Battery charging control circuits which have previously been proposed customarily connect the remote battery directly to the telephone transmission line which, in turn, connects the subscriber's telephone to a central office. With these prior circuits current is drawn from the central office. With these prior circuits current is drawn from the central office d.c. power source to charge the remote battery.
Some attempts at charging the remote battery in this manner have been unsatisfactory because they resulted in distortion of dialing pulses or caused lock-up of certain telephone system circuits. Dialing pulse distortion occurs when significant battery charging current is drawn from the telephone transmission circuit during the dialing sequence or interval. Lock-up of the telephone circuit may occur when there is an excessive current drain from the telephone circuit at the time when the subscriber hangs up or very shortly after the subscriber hangs up.
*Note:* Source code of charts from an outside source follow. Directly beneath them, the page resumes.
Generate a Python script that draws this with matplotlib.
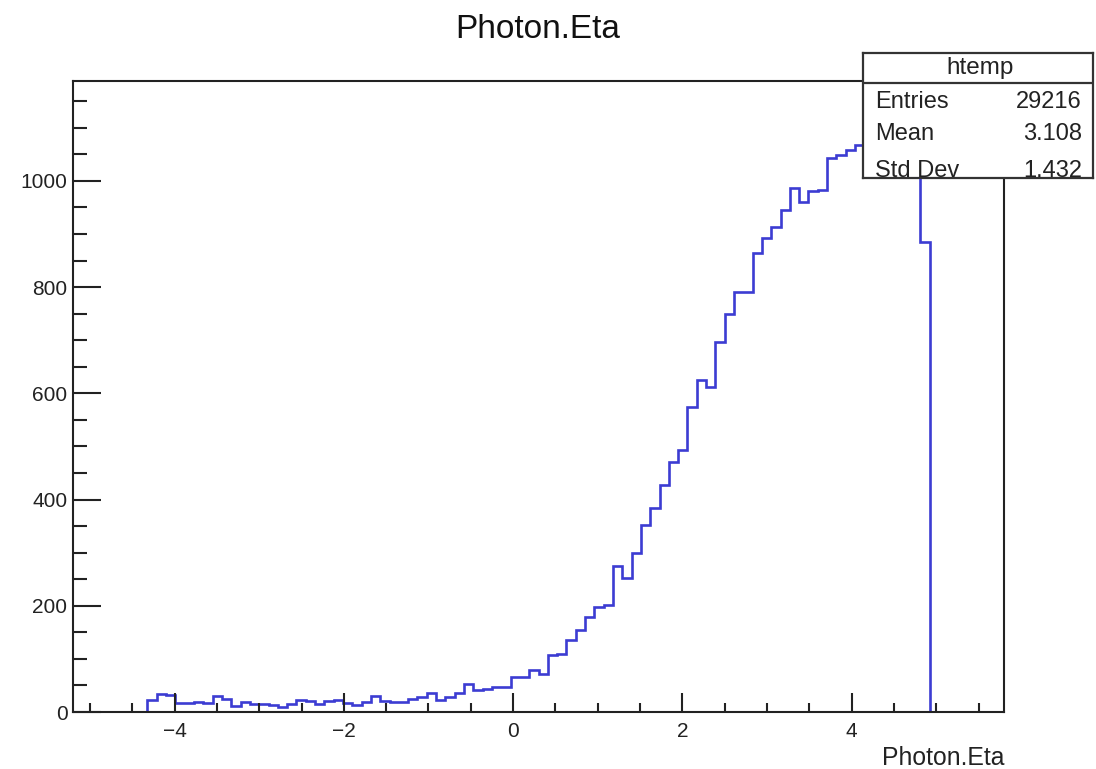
import numpy as np
import matplotlib.pyplot as plt

plt.rcParams['font.family'] = ['Liberation Sans', 'DejaVu Sans']

title = 'Photon.Eta'
x_label = 'Photon.Eta'
hist_name = 'htemp'

# histogram: 0.11 wide bins, first non-empty bin starts at -4.32
first_edge = -4.32
bin_width = 0.11
counts = [22, 34, 32, 17, 17, 18, 17, 30, 24, 12,
          18, 16, 15, 13, 10, 15, 22, 20, 16, 20,
          22, 17, 13, 19, 30, 20, 19, 19, 24, 29,
          36, 22, 29, 36, 53, 41, 44, 48, 48, 66,
          66, 79, 72, 107, 110, 136, 155, 178, 198, 201,
          274, 252, 299, 352, 384, 427, 471, 493, 575, 625,
          612, 697, 750, 791, 791, 864, 893, 914, 945, 987,
          961, 980, 982, 1043, 1049, 1058, 1068, 1075, 1090, 1100,
          1115, 1130, 1120, 885]

stat_names = ['Entries', 'Mean', 'Std Dev']
stat_values = ['29216', '3.108', '1.432']

x_ticks = [-4, -2, 0, 2, 4]
y_ticks = [0, 200, 400, 600, 800, 1000]

W, H = 1096, 769
fig = plt.figure(figsize=(W / 100, H / 100), dpi=100)
fig.patch.set_facecolor('white')

# frame in pixels: left 73, right 1004, top 81, bottom 712
ax = fig.add_axes([73 / W, 1 - 712 / H, (1004 - 73) / W, (712 - 81) / H])

edges = first_edge + bin_width * np.arange(len(counts) + 1)
ax.stairs(counts, edges, baseline=0, color='#3c3cd2', linewidth=1.9)

ax.set_xlim(-5.2, 5.8)
ax.set_ylim(0, 1188)

ax.set_xticks(x_ticks)
ax.set_xticks(np.arange(-5, 5.6, 0.5), minor=True)
ax.set_yticks(y_ticks)
ax.set_yticks(np.arange(0, 1151, 50), minor=True)

ax.tick_params(axis='both', which='both', direction='in', top=False, right=False,
               colors='#222222', width=1.5)
ax.tick_params(axis='x', which='major', length=13.7, labelsize=15, pad=7)
ax.tick_params(axis='x', which='minor', length=6.8)
ax.tick_params(axis='y', which='major', length=20, labelsize=15, pad=4)
ax.tick_params(axis='y', which='minor', length=10)
for s in ax.spines.values():
    s.set_linewidth(1.5)
    s.set_color('#222222')

fig.text(538 / W, 1 - 30 / H, title, ha='center', va='center', fontsize=24, color='#111111')
fig.text(1004 / W, 1 - 758 / H, x_label, ha='right', va='center', fontsize=17.8, color='#222222')

# stats box
bx0, bx1, by0, by1 = 862.7, 1092.7, 52.7, 178.3
box = fig.add_axes([bx0 / W, 1 - by1 / H, (bx1 - bx0) / W, (by1 - by0) / H], zorder=5)
box.set_facecolor('white')
box.set_xticks([])
box.set_yticks([])
box.set_xlim(0, 1)
box.set_ylim(0, 1)
for s in box.spines.values():
    s.set_linewidth(1.6)
    s.set_color('#333333')
box.axhline((by1 - 82.7) / (by1 - by0), color='#333333', linewidth=1.6)
box.text(0.51, (by1 - 68) / (by1 - by0), hist_name, ha='center', va='center',
         fontsize=17.5, color='#222222')
rows_y = [102.5, 134, 171]
for name, val, yy in zip(stat_names, stat_values, rows_y):
    yf = (by1 - yy) / (by1 - by0)
    t1 = box.text(0.053, yf, name, ha='left', va='center', fontsize=17, color='#222222')
    t2 = box.text(0.953, yf, val, ha='right', va='center', fontsize=17, color='#222222')
    for t in (t1, t2):
        t.set_clip_on(True)
        t.set_clip_box(box.bbox)

fig.savefig('out.png', dpi=100)
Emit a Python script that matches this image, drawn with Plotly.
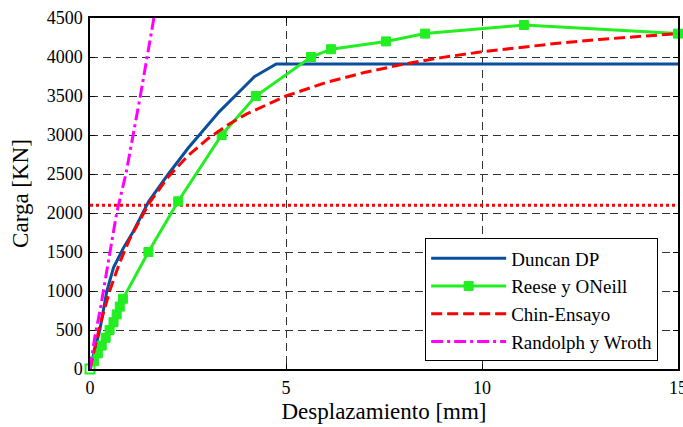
import plotly.graph_objects as go

# Duncan DP
duncan_x = [0, 0.12, 0.25, 0.43, 0.6, 0.85, 1.1, 1.5, 2.0, 2.5, 3.0, 3.3, 3.7, 4.2, 4.75, 15]
duncan_y = [0, 250, 500, 1000, 1300, 1550, 1760, 2150, 2500, 2830, 3120, 3300, 3500, 3750, 3910, 3910]

# Reese y ONeill
reese_x = [0, 0.1, 0.2, 0.3, 0.4, 0.5, 0.6, 0.68, 0.76, 0.84, 1.49, 2.25, 3.36, 4.23, 5.64, 6.15, 7.55, 8.55, 11.07, 15]
reese_y = [0, 100, 200, 300, 400, 500, 600, 700, 800, 900, 1500, 2150, 3000, 3500, 4000, 4100, 4200, 4300, 4410, 4300]

# Chin-Ensayo
chin_x = [0, 0.25, 0.5, 0.75, 1.0, 1.5, 2.0, 2.5, 3.0, 3.5, 4.0, 5.0, 6.0, 7.0, 8.0, 9.0, 10, 11, 12, 13, 14, 15]
chin_y = [0, 555, 996, 1355, 1653, 2119, 2466, 2735, 2950, 3125, 3271, 3500, 3670, 3802, 3908, 3995, 4067, 4128, 4180, 4225, 4264, 4300]

# Randolph y Wroth
rand_x = [0, 0.13, 0.26, 0.51, 0.68, 0.92, 1.28, 1.63]
rand_y = [0, 430, 760, 1530, 2000, 2510, 3490, 4500]

# Horizontal reference load
ref_x = [0, 15]
ref_y = [2100, 2100]

x_ticks = [0, 5, 10, 15]
y_ticks = [0, 500, 1000, 1500, 2000, 2500, 3000, 3500, 4000, 4500]

SERIF = "Liberation Serif"
GREEN = "#22ee22"

fig = go.Figure()

fig.add_trace(go.Scatter(x=ref_x, y=ref_y, mode="lines", showlegend=False,
                         line=dict(color="#ff0000", width=3, dash="3px,3px")))

fig.add_trace(go.Scatter(x=duncan_x, y=duncan_y, mode="lines", name="Duncan DP",
                         legendgroup="a", line=dict(color="#0a4f9e", width=3)))

fig.add_trace(go.Scatter(x=reese_x[1:], y=reese_y[1:], mode="lines+markers", name="Reese y ONeill",
                         legendgroup="b", cliponaxis=False,
                         line=dict(color=GREEN, width=3),
                         marker=dict(symbol="square", size=9, color=GREEN,
                                     line=dict(color=GREEN, width=1))))
fig.add_trace(go.Scatter(x=reese_x[:2], y=reese_y[:2], mode="lines", showlegend=False,
                         legendgroup="b", line=dict(color=GREEN, width=3)))
fig.add_trace(go.Scatter(x=reese_x[:1], y=reese_y[:1], mode="markers", showlegend=False,
                         legendgroup="b", cliponaxis=False,
                         marker=dict(symbol="square-open", size=9, color=GREEN,
                                     line=dict(color=GREEN, width=2))))

fig.add_trace(go.Scatter(x=chin_x, y=chin_y, mode="lines", name="Chin-Ensayo",
                         legendgroup="c", line=dict(color="#ff0000", width=3, dash="11px,5px")))

fig.add_trace(go.Scatter(x=rand_x, y=rand_y, mode="lines", name="Randolph y Wroth",
                         legendgroup="d", line=dict(color="#ff00ff", width=3, dash="12px,4px,3px,4px")))

axis_common = dict(showline=True, linecolor="black", linewidth=1.5, mirror="allticks",
                   ticks="inside", ticklen=5, tickcolor="black",
                   showgrid=True, gridcolor="#333333", gridwidth=1, griddash="8px,5px",
                   zeroline=False, ticklabeloverflow="allow", automargin=False,
                   tickfont=dict(family=SERIF, size=18, color="black"))

fig.update_xaxes(range=[0, 15], tickvals=x_ticks, ticklabelstandoff=2,
                 title=dict(text="Desplazamiento [mm]", font=dict(family=SERIF, size=23, color="black"),
                            standoff=6),
                 **axis_common)
fig.update_yaxes(range=[0, 4500], tickvals=y_ticks, ticklabelstandoff=2,
                 title=dict(text="Carga [KN]", font=dict(family=SERIF, size=23, color="black"),
                            standoff=12),
                 **axis_common)

fig.update_layout(
    width=683, height=427,
    margin=dict(l=90, r=5, t=18, b=58),
    paper_bgcolor="white", plot_bgcolor="white",
    font=dict(family=SERIF, color="black"),
    legend=dict(x=0.57, y=0.372, xanchor="left", yanchor="top",
                bordercolor="black", borderwidth=1, bgcolor="white",
                font=dict(family=SERIF, size=19, color="black"),
                traceorder="grouped", tracegroupgap=0, itemwidth=75),
)

fig.write_html("out.html")
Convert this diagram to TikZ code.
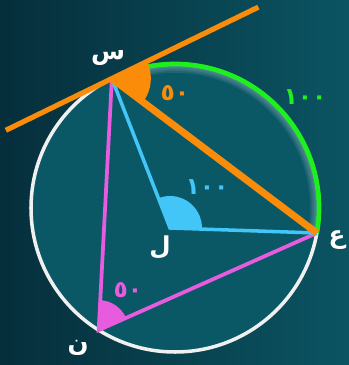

The practice of drawing battery-charging current from the telephone transmission circuit has also created a significant problem in making line insulation tests with such currently used automatic testing equipment as the Western Electric ALIT (Automatic Line Insulation Testing). In an automatic line insulation test the transmission line to be tested is switched from the central office equipment to the test equipment to check the telephone transmission for current leakage. When test equipment such as the Western Electric ALIT is used, however, prior battery charging circuits which are known to applicant are not effective to prevent battery-charging current from being drawn from the transmission line for the duration of the test. As a result, the ALIT test equipment would yield erroneous results for tests on lines that are connected to the prior battery charging circuits.
In an effort to avoid dialing pulse distortion and circuit lock-up certain proposals for battery charging circuits have been made in U.S. Pat. No. 3,510,584 which issued to L. Q. Krasin et al on May 5, 1970. However, when such test equipment as the Western Electric ALIT is used, none of the three battery charging circuits described in this patent adequately prevents battery charging current from being drawn from the telephone transmission line during a line insulation test.
Furthermore, the first two battery charging circuit embodiments in U.S. Pat. No. 3,510,584 will not be adequately effective to prevent circuit lock-up if the voltage, which is applied to the battery charging circuit when the subscriber's telephone is off-hook, is relatively high. The magnitude of this applied voltage increases as the length of the transmission line between the battery charging circuit and the central office is decreased.
The third battery charging circuit embodiment in U.S. Pat. No. 3,510,584 attempts to avoid interference with the normal operation o the telephone transmission circuit by minimizing the current drain on the telephone transmission circuit. This embodiment, however, suffers from the disadvantage in that it causes a continuous current drain which is not enough to effect reliable operation for all expected conditions.
Furthermore, none of the three battery charging circuits in U.S. Pat. No. 3,510,584 is constructed to accommodate a battery charger. Use of a battery charger affords the advantage of charging the battery with a current magnitude that is greater than current magnitude which is drawn from the power supply source.